Miami

Miami Marlins pitcher Sandy Alcantara


Sandy Alcantara. As attention begins to focus on the National League Most Valuable Player race, the Miami Marlins pitcher is one deserving name you are unlikely to hear much about.

Alcantara won’t get much serious consideration for the award for several reasons, all of them bad. To date, almost all of that attention has devolved to St. Louis Cardinals first baseman Paul Goldschmidt, the likely winner.

Statistically, however, virtually all of the numbers that modern voters tend to look at in their consideration of  ‘value’  favor Alcantara.
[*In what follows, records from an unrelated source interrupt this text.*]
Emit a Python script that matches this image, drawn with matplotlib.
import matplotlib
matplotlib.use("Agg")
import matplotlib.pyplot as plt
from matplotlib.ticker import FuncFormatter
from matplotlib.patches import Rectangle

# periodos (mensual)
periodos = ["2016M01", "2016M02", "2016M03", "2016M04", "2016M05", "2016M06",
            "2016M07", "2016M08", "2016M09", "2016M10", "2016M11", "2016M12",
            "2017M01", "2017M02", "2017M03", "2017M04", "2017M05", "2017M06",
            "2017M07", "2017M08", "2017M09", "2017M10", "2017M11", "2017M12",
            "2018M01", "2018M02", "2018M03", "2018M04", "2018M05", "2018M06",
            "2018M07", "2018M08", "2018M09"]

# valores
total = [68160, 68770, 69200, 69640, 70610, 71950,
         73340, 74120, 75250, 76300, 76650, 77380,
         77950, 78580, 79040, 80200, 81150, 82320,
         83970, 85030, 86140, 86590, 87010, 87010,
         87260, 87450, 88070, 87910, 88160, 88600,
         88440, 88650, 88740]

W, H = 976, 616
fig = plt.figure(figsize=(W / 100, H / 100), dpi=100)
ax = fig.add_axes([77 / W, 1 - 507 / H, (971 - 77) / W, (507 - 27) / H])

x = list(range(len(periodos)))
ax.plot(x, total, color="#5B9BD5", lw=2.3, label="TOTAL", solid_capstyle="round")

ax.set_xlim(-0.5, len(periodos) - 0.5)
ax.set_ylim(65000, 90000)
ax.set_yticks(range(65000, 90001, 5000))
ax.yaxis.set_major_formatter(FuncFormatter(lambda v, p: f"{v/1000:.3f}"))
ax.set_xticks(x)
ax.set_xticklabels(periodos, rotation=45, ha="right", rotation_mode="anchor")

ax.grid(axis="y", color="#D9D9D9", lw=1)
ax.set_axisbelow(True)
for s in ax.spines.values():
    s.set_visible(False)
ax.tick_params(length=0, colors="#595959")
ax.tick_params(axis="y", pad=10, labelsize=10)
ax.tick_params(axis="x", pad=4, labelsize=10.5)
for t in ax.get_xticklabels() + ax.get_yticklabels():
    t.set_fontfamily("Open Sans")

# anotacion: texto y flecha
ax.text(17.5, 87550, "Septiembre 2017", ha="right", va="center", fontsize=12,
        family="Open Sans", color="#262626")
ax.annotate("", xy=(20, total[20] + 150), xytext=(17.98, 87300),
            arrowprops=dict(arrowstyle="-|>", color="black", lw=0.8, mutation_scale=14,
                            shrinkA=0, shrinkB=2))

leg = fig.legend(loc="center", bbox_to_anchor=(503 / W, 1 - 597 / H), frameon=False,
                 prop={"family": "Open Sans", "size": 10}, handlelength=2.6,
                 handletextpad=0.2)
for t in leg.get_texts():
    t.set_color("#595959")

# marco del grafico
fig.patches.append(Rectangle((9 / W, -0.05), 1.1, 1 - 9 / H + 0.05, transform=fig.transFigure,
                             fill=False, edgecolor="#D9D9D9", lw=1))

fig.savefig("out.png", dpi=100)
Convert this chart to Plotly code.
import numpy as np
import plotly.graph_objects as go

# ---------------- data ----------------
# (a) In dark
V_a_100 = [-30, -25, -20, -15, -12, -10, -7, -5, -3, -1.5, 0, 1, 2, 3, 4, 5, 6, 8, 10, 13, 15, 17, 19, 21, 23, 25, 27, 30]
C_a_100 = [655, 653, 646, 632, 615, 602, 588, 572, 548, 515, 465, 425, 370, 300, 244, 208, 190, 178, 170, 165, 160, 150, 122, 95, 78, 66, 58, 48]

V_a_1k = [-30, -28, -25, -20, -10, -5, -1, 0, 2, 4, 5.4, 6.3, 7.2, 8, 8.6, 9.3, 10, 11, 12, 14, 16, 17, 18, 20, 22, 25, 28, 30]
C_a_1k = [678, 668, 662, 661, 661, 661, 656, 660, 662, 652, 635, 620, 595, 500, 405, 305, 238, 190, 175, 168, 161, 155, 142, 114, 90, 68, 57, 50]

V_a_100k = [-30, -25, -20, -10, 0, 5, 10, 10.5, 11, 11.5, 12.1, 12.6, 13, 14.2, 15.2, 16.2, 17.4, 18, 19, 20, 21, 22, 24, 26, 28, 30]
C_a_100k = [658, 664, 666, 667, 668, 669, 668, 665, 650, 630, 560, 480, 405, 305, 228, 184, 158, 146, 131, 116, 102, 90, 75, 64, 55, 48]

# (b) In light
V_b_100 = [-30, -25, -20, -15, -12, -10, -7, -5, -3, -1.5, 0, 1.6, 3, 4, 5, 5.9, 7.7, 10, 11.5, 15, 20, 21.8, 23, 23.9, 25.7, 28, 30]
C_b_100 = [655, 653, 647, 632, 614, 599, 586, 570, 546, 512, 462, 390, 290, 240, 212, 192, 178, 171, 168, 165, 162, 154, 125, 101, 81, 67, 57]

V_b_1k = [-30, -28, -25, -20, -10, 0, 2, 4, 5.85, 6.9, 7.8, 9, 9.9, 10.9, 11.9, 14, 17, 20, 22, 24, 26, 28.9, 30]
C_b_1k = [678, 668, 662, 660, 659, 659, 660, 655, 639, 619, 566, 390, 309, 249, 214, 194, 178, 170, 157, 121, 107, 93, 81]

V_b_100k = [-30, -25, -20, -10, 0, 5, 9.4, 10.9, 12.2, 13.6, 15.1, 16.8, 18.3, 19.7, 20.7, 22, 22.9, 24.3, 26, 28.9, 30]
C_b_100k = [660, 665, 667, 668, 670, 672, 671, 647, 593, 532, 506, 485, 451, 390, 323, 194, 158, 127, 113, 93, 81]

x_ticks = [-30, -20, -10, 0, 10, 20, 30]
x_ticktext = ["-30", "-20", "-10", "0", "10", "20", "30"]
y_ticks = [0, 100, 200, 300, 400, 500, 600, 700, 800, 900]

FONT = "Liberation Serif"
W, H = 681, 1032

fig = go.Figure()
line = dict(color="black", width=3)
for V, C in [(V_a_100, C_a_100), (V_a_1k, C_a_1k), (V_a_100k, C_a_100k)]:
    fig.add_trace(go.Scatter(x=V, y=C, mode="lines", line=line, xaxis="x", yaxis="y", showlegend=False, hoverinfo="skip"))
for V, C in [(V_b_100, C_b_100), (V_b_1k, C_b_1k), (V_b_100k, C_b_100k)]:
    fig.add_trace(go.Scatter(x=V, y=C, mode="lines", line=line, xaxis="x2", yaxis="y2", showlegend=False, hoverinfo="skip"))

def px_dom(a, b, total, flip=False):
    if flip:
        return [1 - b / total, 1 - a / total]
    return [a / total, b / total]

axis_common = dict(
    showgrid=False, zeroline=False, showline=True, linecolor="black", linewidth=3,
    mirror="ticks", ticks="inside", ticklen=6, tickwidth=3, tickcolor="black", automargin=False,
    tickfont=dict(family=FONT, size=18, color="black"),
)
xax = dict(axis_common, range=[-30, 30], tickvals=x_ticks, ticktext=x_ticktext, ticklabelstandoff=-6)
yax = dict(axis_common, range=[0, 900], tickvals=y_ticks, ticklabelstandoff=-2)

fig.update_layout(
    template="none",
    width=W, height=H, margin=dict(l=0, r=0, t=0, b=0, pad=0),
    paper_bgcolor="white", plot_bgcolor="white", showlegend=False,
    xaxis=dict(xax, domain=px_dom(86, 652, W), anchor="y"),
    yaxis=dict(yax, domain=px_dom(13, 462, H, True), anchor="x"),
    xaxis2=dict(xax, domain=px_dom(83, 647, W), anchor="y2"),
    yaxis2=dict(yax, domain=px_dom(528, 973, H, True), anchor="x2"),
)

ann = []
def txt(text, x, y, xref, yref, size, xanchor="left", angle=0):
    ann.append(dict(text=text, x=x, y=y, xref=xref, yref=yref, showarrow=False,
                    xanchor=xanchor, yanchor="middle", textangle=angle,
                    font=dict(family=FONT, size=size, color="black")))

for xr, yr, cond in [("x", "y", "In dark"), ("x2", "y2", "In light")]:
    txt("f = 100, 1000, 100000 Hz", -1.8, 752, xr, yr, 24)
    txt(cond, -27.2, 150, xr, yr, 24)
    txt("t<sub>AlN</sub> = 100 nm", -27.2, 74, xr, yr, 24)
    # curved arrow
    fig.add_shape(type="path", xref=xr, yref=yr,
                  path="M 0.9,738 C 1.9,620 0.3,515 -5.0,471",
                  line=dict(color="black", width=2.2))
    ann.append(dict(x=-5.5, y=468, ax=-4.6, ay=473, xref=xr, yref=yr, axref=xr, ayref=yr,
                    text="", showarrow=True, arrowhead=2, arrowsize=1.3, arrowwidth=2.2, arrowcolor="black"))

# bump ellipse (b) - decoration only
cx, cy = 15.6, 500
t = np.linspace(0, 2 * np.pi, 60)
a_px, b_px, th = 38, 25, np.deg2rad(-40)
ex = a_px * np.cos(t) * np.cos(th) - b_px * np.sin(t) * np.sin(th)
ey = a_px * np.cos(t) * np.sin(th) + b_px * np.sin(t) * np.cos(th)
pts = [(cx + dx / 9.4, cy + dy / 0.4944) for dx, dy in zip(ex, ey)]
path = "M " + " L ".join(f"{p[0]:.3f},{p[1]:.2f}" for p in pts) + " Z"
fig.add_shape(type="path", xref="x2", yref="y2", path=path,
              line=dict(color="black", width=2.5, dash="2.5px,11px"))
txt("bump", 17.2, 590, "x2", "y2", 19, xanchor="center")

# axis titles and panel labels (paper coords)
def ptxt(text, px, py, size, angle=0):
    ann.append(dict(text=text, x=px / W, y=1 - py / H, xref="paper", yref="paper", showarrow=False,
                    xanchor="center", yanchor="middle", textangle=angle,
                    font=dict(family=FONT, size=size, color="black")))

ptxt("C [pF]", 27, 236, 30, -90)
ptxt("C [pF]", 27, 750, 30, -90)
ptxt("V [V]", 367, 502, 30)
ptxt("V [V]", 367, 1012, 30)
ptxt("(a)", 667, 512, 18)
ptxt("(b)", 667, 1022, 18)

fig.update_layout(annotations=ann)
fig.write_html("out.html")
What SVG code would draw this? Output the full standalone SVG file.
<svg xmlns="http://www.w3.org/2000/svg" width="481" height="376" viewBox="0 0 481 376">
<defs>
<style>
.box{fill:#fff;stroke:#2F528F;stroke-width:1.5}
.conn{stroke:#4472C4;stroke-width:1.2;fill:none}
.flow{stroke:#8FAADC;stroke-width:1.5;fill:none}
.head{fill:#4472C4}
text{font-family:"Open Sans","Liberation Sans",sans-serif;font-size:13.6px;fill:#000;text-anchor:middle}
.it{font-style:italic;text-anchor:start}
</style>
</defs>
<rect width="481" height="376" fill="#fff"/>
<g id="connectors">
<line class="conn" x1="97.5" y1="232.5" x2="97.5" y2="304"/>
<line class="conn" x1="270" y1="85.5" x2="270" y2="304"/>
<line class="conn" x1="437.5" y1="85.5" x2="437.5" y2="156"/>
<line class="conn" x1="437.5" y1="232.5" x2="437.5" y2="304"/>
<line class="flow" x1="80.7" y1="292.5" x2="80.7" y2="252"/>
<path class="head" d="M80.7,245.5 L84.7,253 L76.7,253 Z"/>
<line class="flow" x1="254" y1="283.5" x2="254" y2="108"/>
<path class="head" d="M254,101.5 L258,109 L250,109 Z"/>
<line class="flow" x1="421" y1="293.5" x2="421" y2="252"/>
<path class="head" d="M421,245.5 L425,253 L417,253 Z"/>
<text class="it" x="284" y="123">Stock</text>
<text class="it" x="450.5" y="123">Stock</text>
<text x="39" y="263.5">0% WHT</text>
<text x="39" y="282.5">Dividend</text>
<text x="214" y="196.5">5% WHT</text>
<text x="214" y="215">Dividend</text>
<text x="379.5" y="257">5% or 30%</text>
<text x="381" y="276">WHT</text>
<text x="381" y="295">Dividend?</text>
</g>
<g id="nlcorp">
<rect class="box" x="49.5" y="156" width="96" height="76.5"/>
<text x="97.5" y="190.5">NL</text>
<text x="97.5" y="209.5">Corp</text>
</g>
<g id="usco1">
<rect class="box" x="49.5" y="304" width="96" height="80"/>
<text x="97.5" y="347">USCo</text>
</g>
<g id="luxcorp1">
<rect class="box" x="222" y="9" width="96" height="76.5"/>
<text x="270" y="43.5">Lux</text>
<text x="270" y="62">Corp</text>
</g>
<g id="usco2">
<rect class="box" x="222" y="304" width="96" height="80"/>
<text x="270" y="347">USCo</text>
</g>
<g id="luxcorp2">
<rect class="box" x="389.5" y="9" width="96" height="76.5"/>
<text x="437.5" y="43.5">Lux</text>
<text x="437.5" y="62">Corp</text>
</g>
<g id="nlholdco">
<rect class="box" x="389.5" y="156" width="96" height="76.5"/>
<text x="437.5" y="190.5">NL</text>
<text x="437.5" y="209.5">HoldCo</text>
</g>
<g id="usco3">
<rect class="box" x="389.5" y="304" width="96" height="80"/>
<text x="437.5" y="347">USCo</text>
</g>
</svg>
With one quarter of  the season  remaining, those numbers are not overwhelming, meaning  that by season’s end the final judgment could legitimately flip.

Miami Marlins pitcher Sandy Alcantara has strong case for NL MVP

For the time being, however, an intellectually honest MVP ballot would show Alcantara on top.

By the standards of modern measurement of ‘value,’ two or three top the list.

  • Wins Above Replacement. Through games of August 19, Alcantara has produced 6.8 WAR for his Miami Marlins. That’s an NL best.  Goldschmidt’s WAR in St.  Louis is right on Alcantara’s heels, at 6.7. This number, then, is a virtual draw, with a slight edge to Alcantara.
  • OPS+/ERA+. This stat is an assessment of the player’s superiority as opposed to league averages, with 100 equaling an average payer. Goldschmidt’s OPS+ presently sits at 200, identifying him as exactly twice as productive as his peers. But Alcantara’s ERA+ of 210 again gives him a slight statistical advantage.
  • Batter-pitcher matchups. Goldschmidt has a league-leading .421 on base average, meaning he has ‘won’ 42.1 percent of his individual pitcher-hitter battles. Again, that’s MVP worthy. But Alcantara has faced 663 opposing batters so far this season, and has allowed just 169 of them to reach base. That’s a denial rate of 74.6 percent, substantially higher than Goldschmidt’s 42.1 percent success rate.

It’s possible to swing this argument toward  Goldschmidt by comparing the players against league norms. Alcantara’s denial rate is 6.1 percent better than the 68.5 percent denial rate of the average NL pitcher.  Goldschmidt’s 42.1 success rate is 10.6 percent better than the NL average success rate.

When it comes to MVP voting, the biggest knock against pitchers tends to be precisely that they are pitchers, meaning they have influence on far fewer games than every-day players. At the most simplistic level, this is obviously true. Goldschmidt has played in 112 games for his Cardinals, Alcantara only 24 for his Marlins.

But the shallowness of that simplistic approach was suggested in the paragraph regarding batter-pitcher matchups. Goldschmidt may have played in far more games, but to date he has ‘only’ influenced the outcome of 486 batter-pitcher matchups, that being the number of his plate appearances. Far from being a handicap, Alcantara actually has a big advantage in game influence, having faced 663 opposing batters. That’s 167 more opportunities to influence a game outcome than Goldschmidt has had.

Even tossing in such imponderables as Goldschmidt’s ‘influence’ by being in the on-deck circle, or his fielding prowess — and for the record his fielding stats are consummately average — and it’s still impossible to even approach Alcantara’s substantial edge in game influence.

Alcantara’s edge ends up also being reflected in Win Probability Added. He has provided 4.9 games of Win Probability to Miami’s season; Goldschmidt’s added 4.6 Win Probability to the Cardinals. That’s another edge, although also a preliminary and fluid one, to Alcantara.

The other common argument that will be used to advance Goldschmidt’s MVP candidacy over Alcantara’s is that Goldschmidt’s Cardinals are in contention in the NL Central, while Alcantara’s Marlins are not contenders in the NL East.

Indeed, we are already hearing rumblings of this ‘drawback’ in discussion of the NL Cy Young race, where Alcantara is a leading contender. Advocates for his principal challengers in that contest, notably Los Angeles’ Tony Gonsolin and Atlanta’s Max Fried, bring up that distinction early in their presentations.

Because value is value, this is as fallacious an argument for MVP consideration as it is for Cy Young consideration. Logically in the case of the Marlins pitcher, it reduces as follows:  Sandy Alcantara can’t be MVP (or Cy Young winner) because Brian Anderson, Trevor Rogers and Jacob Stallings stink. In what alternate universe is that logical thinking?

None of this is to say that Alcantara should be the choice of NL MVP voters at season’s end. His margins over Goldschmidt are close enough that the judgment could easily swing between now and the start of post-season play.

But they do argue, at this stage at least, for serious consideration of Alcantara for his league’s top on-field honor. If the voting were held today, he probably wouldn’t even make the top three, even though statistically he would deserve the trophy.